Well for me it is a bit complicated.
We had ups and downs and I wasn’t coping very well when he was very poorly as so was I. Complicated by struggling to cope with adult autistic son all too much. Not as I wished it to be. He struggled to try to cope to the end. I feel it is what it is.
I would rather that it had been I could have done for him more and been more how I now wish. But he wanted to carry on until he dropped I think.

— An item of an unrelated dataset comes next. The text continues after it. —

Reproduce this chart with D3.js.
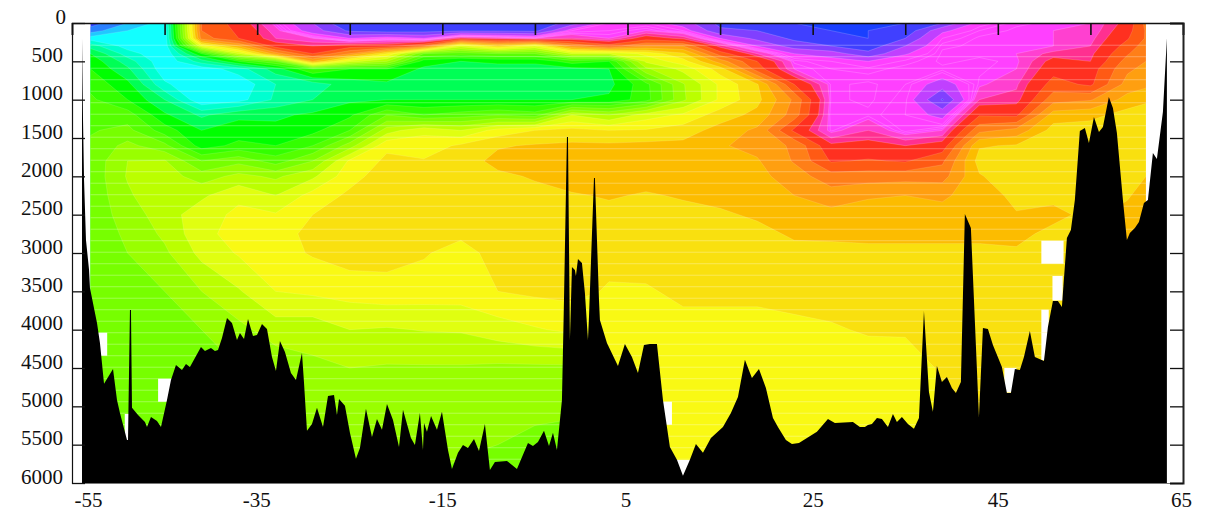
<!DOCTYPE html>
<html><head><meta charset="utf-8">
<script src="https://cdn.jsdelivr.net/npm/d3@7"></script>
<style>
html,body{margin:0;padding:0;background:#fff;overflow:hidden}
svg{display:block}
text{font-family:"Liberation Serif","Times New Roman",serif;font-size:21px;fill:#111}
</style></head><body><svg id="c" width="1207" height="515"></svg>
<script>
const lons=[-53,-49,-45,-41,-37,-33,-29,-25,-21,-17,-13,-9,-5,-1,3,7,11,15,19,23,27,31,35,39,43,47,51,55,59,61];
const depths=[0,100,200,300,400,500,600,800,1000,1200,1400,1600,1800,2000,2250,2500,2750,3000,3500,4000,4500,5000,5500,6000];
// one row per longitude, one value per depth
const field=[
[0.5,1.5,3.5,5.5,7,7.7,8,8.7,9.2,9.5,9.9,10.2,10.3,10.3,10.3,10.3,10.3,10.3,10.3,10.3,10.3,10.3,10.3,10.3],
[2,3,3.3,3.5,4.5,5.5,6.2,7.3,8,9.5,10.3,11.3,12,12.1,11.8,11.5,11.2,11,10.5,10.2,10.1,10.1,10.1,10.1],
[3.5,3.3,3.2,3.2,3.1,3.2,3.3,4.2,6,7.2,8.5,10.3,12.1,12.5,13,12.5,12.2,11.8,11,10.4,10.2,10.2,10.2,10.2],
[19,19,18.5,14,8,5.5,3.4,3,3.1,5.8,7,7.5,10,11.5,12.8,13.6,13.7,13.3,12,11,10.8,10.5,10.5,10.5],
[20.5,20.2,20,17,13,8,4.5,3.2,3.6,6.8,7.4,8.3,10.7,12.3,13.8,14.2,14.4,14.1,12.9,11.7,11,10.8,10.8,10.8],
[22.2,21.8,21.5,20.5,17.5,10,6.5,5,5.2,6.8,7.3,8,9.5,11.8,13,14.1,14.4,14.6,14,12.5,11.3,11,11,11],
[24,23.5,22,21,20,17,9,5.5,6,7.2,7.7,9,11,12.8,14.4,15,15.4,15.1,14.2,12.4,11.8,11.5,11.2,11],
[26,25.2,23,20.5,18,13.5,8,6.5,6.8,7.8,9,11.5,14.2,14.65,15.2,15.5,15.6,15.5,14.4,13,12,11.6,11.3,11],
[26,25.5,22.5,20.5,15,12,8,6.8,7,10,12.5,14.8,15.2,15.5,15.5,15.5,15.5,15.4,14.6,12.9,11.9,11.5,11.3,11],
[26,25.4,23,19,10,7.5,6.8,6.9,7,9,13.8,14.4,15.1,15.3,15.5,15.5,15.4,15.1,14.5,13.05,11.9,11.5,11.2,11],
[26,25.2,21,13.5,9.5,7,6.6,6.7,7,9.5,13,15.2,15.5,15.5,15.6,15.6,15.2,14.6,14.5,13.1,11.9,11.5,11.1,10.8],
[26,25.2,21.5,16,10,7.2,6.6,6.7,7,10,14.4,15.9,16.3,15.8,15.6,15.6,15.6,15.4,15,13.5,11.8,11.4,11,10.4],
[26,25.3,22,14,10,7.2,6.6,6.7,7,9.5,15,16.1,16.4,16.1,15.7,15.7,15.6,15.5,15.2,13.9,11.8,11.4,10.6,10.2],
[24.5,22.5,21.5,18,13,8.5,6.7,6.6,7,13,15.3,16.2,16.5,16.5,15.9,15.7,15.7,15.6,15.3,14.2,11.8,11.2,10.6,10.2],
[22.5,22.3,22,19.5,13,8,7,6.7,7.2,12,15,16.2,16.5,16.5,16.1,15.7,15.6,15.3,14.9,14.4,14.2,14.1,14.1,14.1],
[22.5,22,20.5,18,14.3,13.2,11.8,8.7,8.6,13.5,15.1,16.3,16.5,16.4,15.9,15.7,15.6,15.4,14.9,14.4,14.2,14.1,14.1,14.1],
[23.5,22.5,21.2,18,15.8,14.6,13.3,11.9,11.8,14.2,15.5,16.3,16.4,16.4,16.1,15.7,15.6,15.5,15.2,14.7,14.3,14.1,14.1,14.1],
[25.3,24.8,23,21.3,19.5,17.5,15.5,14.2,14.2,15.5,16.4,16.9,16.5,16.4,16.2,15.9,15.6,15.5,15.2,14.7,14.3,14.1,14.1,14.1],
[25.6,25,24.3,23,21.5,20,19.5,15.9,15.7,16.3,17.2,17.3,16.9,16.7,16.5,16.1,15.8,15.6,15.2,14.7,14.4,14.2,14.1,14.1],
[26,25.7,25.2,24.5,23,22.2,22,20,18.2,18.5,20.2,18.2,18.1,17.5,17,16.6,16.1,15.8,15.3,14.8,14.5,14.2,14.1,14.1],
[26,26,25.6,25,23.5,22.5,22.3,22.2,22.2,22.3,22.2,20.8,20.1,18.6,17.5,16.7,16.2,15.7,15.4,14.9,14.5,14.2,14.1,14.1],
[26,26,26,25.6,24.7,23,22.4,22.1,22.1,22.2,21.5,20.7,19.9,18.5,17.1,16.6,16.2,15.8,15.4,15.1,14.5,14.2,14.1,14.1],
[26,25.7,25,24,23.1,22.4,22.2,22.3,22.4,22.5,22.4,21,20.1,18.4,17,16.6,16.2,15.8,15.3,15.1,14.6,14.2,14.1,14.1],
[25,23.2,22.5,22.2,22.1,22.1,22.2,23.5,25.1,23.3,22,20.6,19.2,18.4,17.2,16.6,16.2,15.8,15.4,15.1,15.1,15.1,15.1,15.1],
[22.7,22.3,22.1,22.1,22.1,22.2,22.2,22.1,21.5,20.1,18.3,16.1,15.6,16.1,16.4,16.4,16.2,15.8,15.4,15.2,15.1,15.1,15.1,15.1],
[22.2,22.1,22.1,22,22,22.1,22,21.6,21.3,20.2,17.7,15.9,15.4,15.3,15.8,16.05,16.2,15.9,15.5,15.2,15.1,15.1,15.1,15.1],
[22.1,22,22,22,21.3,20.7,20.4,19.6,18.4,16.5,15.6,15.4,15.3,15.4,15.8,16.2,15.8,15.3,15.1,15.1,15.1,15.1,15.1,15.1],
[22,21.9,21.7,21.5,21.2,21,20.5,20.2,18.1,16.3,15.5,15.3,15.3,15.3,15.5,15.8,15.8,15.6,15.4,15.2,15.1,15.1,15.1,15.1],
[20.7,20.4,20.1,19.6,19.1,18.6,18.2,17.6,16.6,15.6,15.3,15.2,15.2,15.4,15.9,16.3,16.5,16.5,16.5,16.5,16.5,16.5,16.5,16.5],
[18.7,18.9,18.9,18.5,18.2,18,17.7,17.3,16.1,15.7,15.5,15.3,15.2,16,16.4,16.5,16.5,16.5,16.5,16.5,16.5,16.5,16.5,16.5]
];
const levels=[0,1,2,3,4,5,6,7,8,9,10,11,12,13,14,15,16,17,18,19,20,21,21.5,22,22.15,22.3,22.5,23,24,25,26];
const levelColors=["#3040ff","#2a80ff","#20c8ff","#12ffff","#00ffd0","#00ff99","#00ff55","#00ff00","#33ff00","#55ff00","#77ff00","#99ff00","#bbff00","#e0ff10","#f9f914","#f9e00f","#fcbc00","#ff9f10","#ff7f18","#ff5a14","#ff3020","#ff3090","#ff40d0","#ff40ff","#ff40ff","#ff40ff","#ff40ff","#c040ff","#8040ff","#4040ff","#1a40ff"];
// sea floor
const floorLon=[-53.92,-53.81,-53.7,-53.49,-53.16,-53.06,-52.3,-51.98,-51.54,-50.57,-50.14,-49.82,-49.06,-48.95,-48.74,-48.63,-48.52,-47.87,-47.12,-46.9,-46.47,-45.82,-45.39,-44.74,-44.31,-43.77,-43.12,-42.69,-42.26,-41.07,-40.64,-39.99,-39.56,-39.23,-38.8,-38.26,-37.72,-37.18,-36.86,-36.42,-35.99,-35.45,-35.02,-34.48,-33.94,-33.4,-32.97,-32.54,-32,-31.35,-30.81,-30.16,-29.94,-29.62,-29.08,-28.54,-27.89,-27.35,-26.7,-26.38,-26.16,-25.52,-24.98,-24.33,-23.9,-23.25,-22.6,-22.06,-21.52,-20.98,-20.33,-19.68,-19.25,-18.39,-17.96,-17.42,-17.09,-16.98,-16.66,-16.22,-15.58,-15.04,-14.39,-13.96,-13.31,-12.77,-12.23,-11.58,-11.04,-10.4,-9.86,-9.32,-8.02,-6.94,-5.75,-5.21,-4.67,-4.02,-3.48,-3.05,-2.62,-2.08,-1.86,-1.54,-1.43,-1.22,-1,-0.68,-0.57,-0.35,0.08,0.4,0.73,0.84,1.38,1.48,1.92,2.02,2.78,3.97,4.72,5.48,6.13,6.78,7.42,8.18,8.83,9.58,10.34,10.99,11.74,12.39,13.15,14.01,15.31,16.17,16.93,17.68,18.44,19.2,19.95,20.71,21.25,22.11,22.76,23.52,25.46,26.65,27.4,29.35,30.1,30.64,30.97,31.4,31.94,32.48,33.13,33.67,34.1,34.64,35.29,35.94,36.48,37.02,37.56,37.99,38.42,38.96,39.5,40.04,40.47,41.01,41.44,42.09,42.96,43.39,43.93,44.47,45.44,45.98,46.41,46.84,47.38,47.82,48.46,49,49.98,50.41,50.95,51.49,51.92,52.46,52.89,53.32,53.86,54.4,54.84,55.38,55.92,56.35,56.99,57.43,57.86,58.51,58.94,59.26,59.8,60.24,60.78,61.21,61.75,62.18,62.83,63.26];
const floorDepth=[200,1265,2047,2830,3220,3456,3912,4173,4707,4512,4916,5086,5438,5438,3742,3742,5020,5112,5203,5268,5138,5190,5268,4916,4655,4460,4525,4447,4486,4225,4277,4238,4277,4264,4108,3847,3912,4134,4042,4121,3860,4082,4069,3925,3990,4355,4538,4147,4290,4564,4655,4303,4694,5320,5229,5020,5268,4864,4851,5112,4903,4994,5346,5685,5542,5033,5399,5164,5307,4968,5177,5529,5046,5412,5503,5086,5568,5216,5333,5125,5307,5072,5568,5816,5607,5503,5542,5425,5581,5229,5829,5725,5712,5816,5477,5516,5464,5320,5516,5346,5568,4916,3612,1487,1487,4134,3182,3221,3299,3077,3130,3521,4134,3834,2021,2021,3612,3873,4173,4473,4186,4355,4564,4199,4186,4186,4916,5529,5698,5907,5698,5490,5607,5412,5268,5086,4877,4394,4629,4512,4760,5151,5268,5438,5490,5477,5333,5164,5216,5203,5268,5268,5242,5229,5151,5164,5268,5099,5203,5138,5229,5294,5151,3756,4812,5072,4473,4681,4616,4760,4825,4681,2491,2673,5138,3977,3990,4199,4486,4825,4825,4512,4525,4355,4016,4355,4408,3964,3625,3625,3703,2804,2699,2308,1408,1369,1565,1226,1421,1356,965,1108,1434,2308,2830,2738,2673,2595,2347,2308,1695,1773,1161,196];
// cells with no data: lon from, lon to, depth from, depth to
const gapLon0=[-52.4,-45.7,-49.3,8.7,10.3,45.7,49.7,50.9,49.7,50.9];
const gapLon1=[-51.2,-44.1,-48.6,9.8,11.8,47,52.1,52,50.5,49.7];
const gapDepth0=[4040,4640,5100,4940,5700,4500,2840,3300,3740,4040];
const gapDepth1=[4340,4940,5440,5240,5920,4820,3140,3620,4040,4400];
const lonTicks=[-55,-45,-35,-25,-15,-5,5,15,25,35,45,55,65];
const lonLabels=[-55,-35,-15,5,25,45,65];
const depthTicks=[0,500,1000,1500,2000,2500,3000,3500,4000,4500,5000,5500,6000];
const rowLines=[290,440,590,740,890,1040,1190,1340,1490,1640,1790,1940,2090,2240,2390,2540,2690,2840,2990,3140,3290,3440,3590,3740,3890,4040,4190,4340,4490,4640,4790,4940,5090,5240,5390,5540,5690,5840];

const plotL=72,plotR=1183,plotT=23,plotB=483;
const svg=d3.select("#c");
const x=d3.scaleLinear().domain([-55,65]).range([plotL,plotR]);
const y=d3.scaleLinear().domain([0,6000]).range([plotT,plotB]);

const n=lons.length,m=depths.length;
const flat=new Array(n*m);
field.forEach((col,i)=>col.forEach((v,j)=>{flat[i+j*n]=v;}));
const gx=d3.scaleLinear().domain(lons.map((_,i)=>i+0.5)).range(lons.map(x)).clamp(true);
const gy=d3.scaleLinear().domain(depths.map((_,j)=>j+0.5)).range(depths.map(y)).clamp(true);
const path=d3.geoPath(d3.geoTransform({point(a,b){this.stream.point(gx(a),gy(b));}}));
const contours=d3.contours().size([n,m]).thresholds(levels)(flat);
svg.append("g").selectAll("path").data(contours).join("path")
  .attr("d",path)
  .attr("fill",(d,i)=>levelColors[i])
  .attr("stroke","#fff").attr("stroke-opacity",(d,i)=>levels[i]>=21?0.3:0.22).attr("stroke-width",0.6);

svg.append("g").selectAll("line").data(rowLines).join("line")
  .attr("x1",x(lons[0])).attr("x2",x(lons[n-1]))
  .attr("y1",d=>y(d)).attr("y2",d=>y(d))
  .attr("stroke","#fff").attr("stroke-opacity",0.3).attr("stroke-width",1);

svg.append("g").selectAll("rect").data(gapLon0).join("rect")
  .attr("x",(d,i)=>Math.min(x(d),x(gapLon1[i]))).attr("width",(d,i)=>Math.abs(x(gapLon1[i])-x(d)))
  .attr("y",(d,i)=>y(gapDepth0[i])).attr("height",(d,i)=>y(gapDepth1[i])-y(gapDepth0[i]))
  .attr("fill","#fff");

const area=d3.area().x((d,i)=>x(floorLon[i])).y0(y(6000)).y1((d,i)=>y(d));
svg.append("path").attr("d",area(floorDepth)).attr("fill","#000");

// axes
const axTop=d3.axisTop(x).tickValues(lonTicks).tickSize(-12).tickFormat("");
const gt=svg.append("g").attr("transform",`translate(0,${plotT})`).call(axTop);
gt.selectAll("line").attr("stroke","#111").attr("stroke-width",1.6);
gt.select(".domain").attr("stroke","#111").attr("stroke-width",1.5);
const axBottom=d3.axisBottom(x).tickValues(lonLabels).tickSize(0).tickFormat(d=>d);
const gb=svg.append("g").attr("transform",`translate(0,${plotB})`).call(axBottom);
gb.attr("font-family",null).attr("font-size",null);
gb.select(".domain").attr("stroke","#777").attr("stroke-width",1.2);
gb.selectAll("text").attr("dy",null)
  .attr("y",24).attr("text-anchor","middle")
  .attr("x",d=>d===-55?16:d===65?-2:d===-35?-1:d===5?-2:0);
const axLeft=d3.axisLeft(y).tickValues(depthTicks).tickSize(-13).tickPadding(0).tickFormat(d=>d);
const gl=svg.append("g").attr("transform",`translate(${plotL},0)`).call(axLeft);
gl.attr("font-family",null).attr("font-size",null);
gl.select(".domain").attr("stroke","#111").attr("stroke-width",1.2);
gl.selectAll("line").attr("stroke","#111").attr("stroke-width",1.3);
gl.selectAll("text").attr("dy",null).attr("x",d=>d===0?-6:-9).attr("y",0).attr("text-anchor","end");
const axRight=d3.axisRight(y).tickValues(depthTicks).tickSize(-13).tickFormat("");
const gr=svg.append("g").attr("transform",`translate(${plotR},0)`).call(axRight);
gr.select(".domain").attr("stroke","#222").attr("stroke-width",2);
gr.selectAll("line").attr("stroke","#111").attr("stroke-width",1.3);
</script></body></html>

Can’t change how he was. I would think he shouldn’t on one hand but he had always this idea he must do what he had to do
Mine is complicated too. He had just been diagnosed with the rarest form of MND. Flail Arm Phenotype, minimum prognosis is 5 year to die of old age. 10 days after diagnosis we were both admitted to hospital with life threatening throat infections. I was 5 hours before him, it had gone to my epiglottis and I was suffocating. I got in in time and was treated with steroids and antibiotics. Sadly he was not so lucky, his had turned into Ludwig’s Angina and his airway was completely blocked. He had emergency surgery and was on a ventilator until the Monday when he was taken off and seemingly on the road to recovery, was on a normal ward, but on Wednesday evening he went unresponsive and rushed back to theatre. He had contracted pseudomonas, he was reintubated and to cut a long story short, was ventilated, awake for 26 days. They extubated him on 16th Jan and he was dead in an hour. We had an Inquest and the Coroner gave a narrative verdict and criticised the ICCU staff, I had fought with them every day. In the new year I am seeking legal advice as I want the hospital to pay for what they did. Not in a monetary sense but it seems that is all it boils down to. I feel I let him down, if I hadn’t been so I’ll myself he would’ve been in hospital sooner, if I had fought harder with the medics ……
Yeh it leaves a big hole in your heart for sure ! Sending hugs xxx
Lizzy 1963
Your experience is very complicated as well. He had had diabetes that was diagnosed over ten years but had not been found out until more damage had been done. He had a foot injury caused by stepping on a poisonous thorn that would nt heal. They did not test him for diabetes and he suffered agonies.
It was only when I took him to A and E that they gave him tests and found out he had type 2.
He had all the singing and dancing care and sometimes it would sort of heal but never fully as it had been left too long and had gone to bone.
For all those years he couldn’t swim or go on the beach or walk very well and had to have this slipper and bandage limiting his interests. It took forever for them to get him special shoes. The pandemic came and no treatement whatsoever. I had to try to look with my eyes that have macular so can hardly see. We were trying to help each other. Struggling. I have arthritus in hand so cant do lots of things and my leg swelled up because of tablets I had been given. Then I have had terrible pain in my feet. Anyway, he got worse over the years and nothing worked plus he had got heart trouble. In the end he was like an old man shuffling along. I knew he was very ill but he wouldnt go to A and E to be diagnosed when he had pain in his heart. How can you make someone.
He did get a referral after he died. But while in hospital he had his toes cut off but that did not work so he had his foot amputated and had three cardiac arrests and a temporary pacemaker fitted which they removed two days before he fell out of bed ate his breakfast and died. I was very cross because I thought they would make the pacemaker permanent but they said that his large ventricule was blocked and too bad to fit a balloon angioplasty or stent etc as he had left it but what can I do there was no guarantee they would have done it when he needed it as it is a lottery. They said he had caught sepsis then they denied it. We were to have a post mortem and then they said they were not going to and we would have had to pay for it privately. So it looked fishy.
I could not face going through the legal route and all that stress. I had lost a baby years ago and could not face all that although it was due to negligence.
I feel I am stressed as much as I can take as it is.